READ MORE: Shaun King supports takedown of ‘White Jesus’ statues

The Jackson statue is one of many monuments that represent distasteful periods of the country’s history, symbolically continuing the very foundation of Black oppression: racism and slavery.

As a national hero, Jackson is problematic. He was a slave owner and a slave inter-continental trader. On his Hermitage estate in Nashville, that lavish spread across 420 acres of land, he had more than 150 slaves living there.

He also abused Native Americans with the passing of the Indian Removal Act, which directly affected the Choctaw, Seminole, Creek, Chickasaw, and Cherokee nations. He moved them from their respective homelands and forced them to live in Oklahoma. He did not provide transportation but had them travel that 1,000-mile trek by foot, minimal food and even less clothing articles and blankets,

This act is directly responsible for almost 50,000 native people dying. 

For those occupiers in the BHAZ, the statue represents the highly celebratory culture that American has for heroes that have practiced discrimination as a lifestyle. 

According to Fox News, the U.S. Park and D.C. police officers have been given the okay to use chemical irritants to break up the crowds gathering since George Floyd’s death.  

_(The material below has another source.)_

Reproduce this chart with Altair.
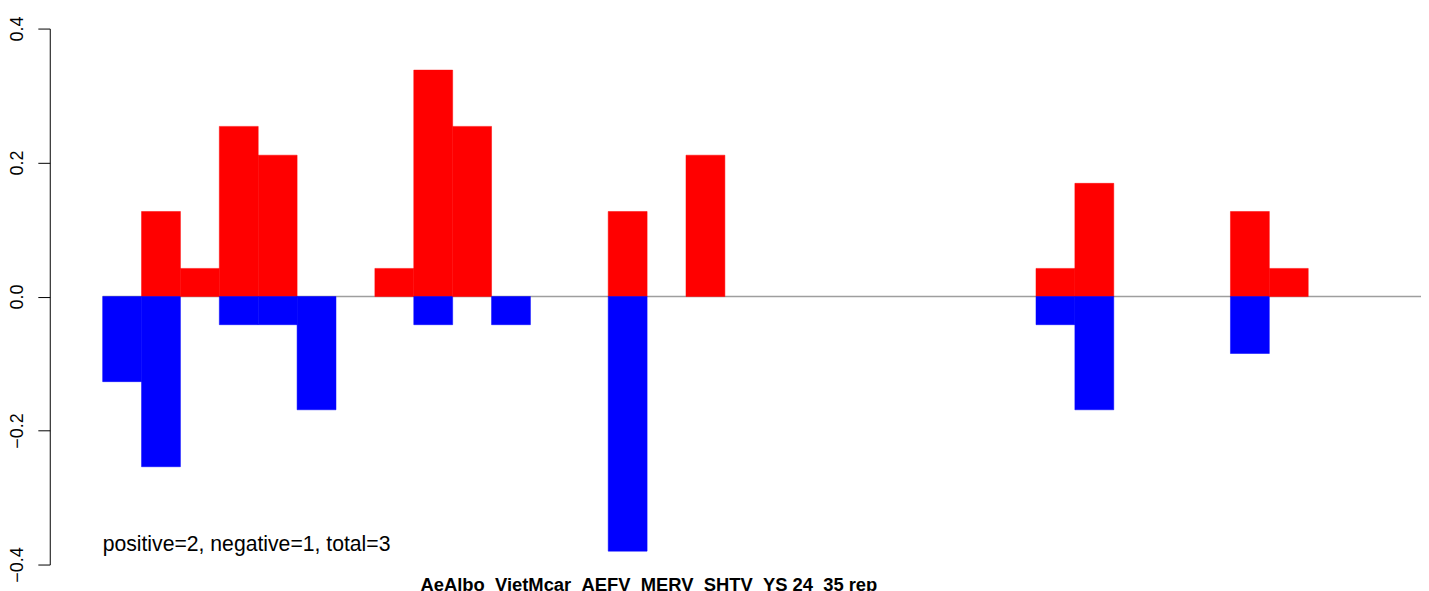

The outlet also states that the U.S. Secret Service wants reporters to leave the White House/BHAZ. But the videos have already been leaked and protesters are using their cell phones and recording what they see, essentially becoming CNN for the streets. 

Videos show them trying to topple the statue, images from around and within the BHAZ, and the church that the president used for a photo-op.

Donald Trump is against tearing down these statues or monuments, stating he will do an executive order to support existing laws to protect the maintenance of these landmarks.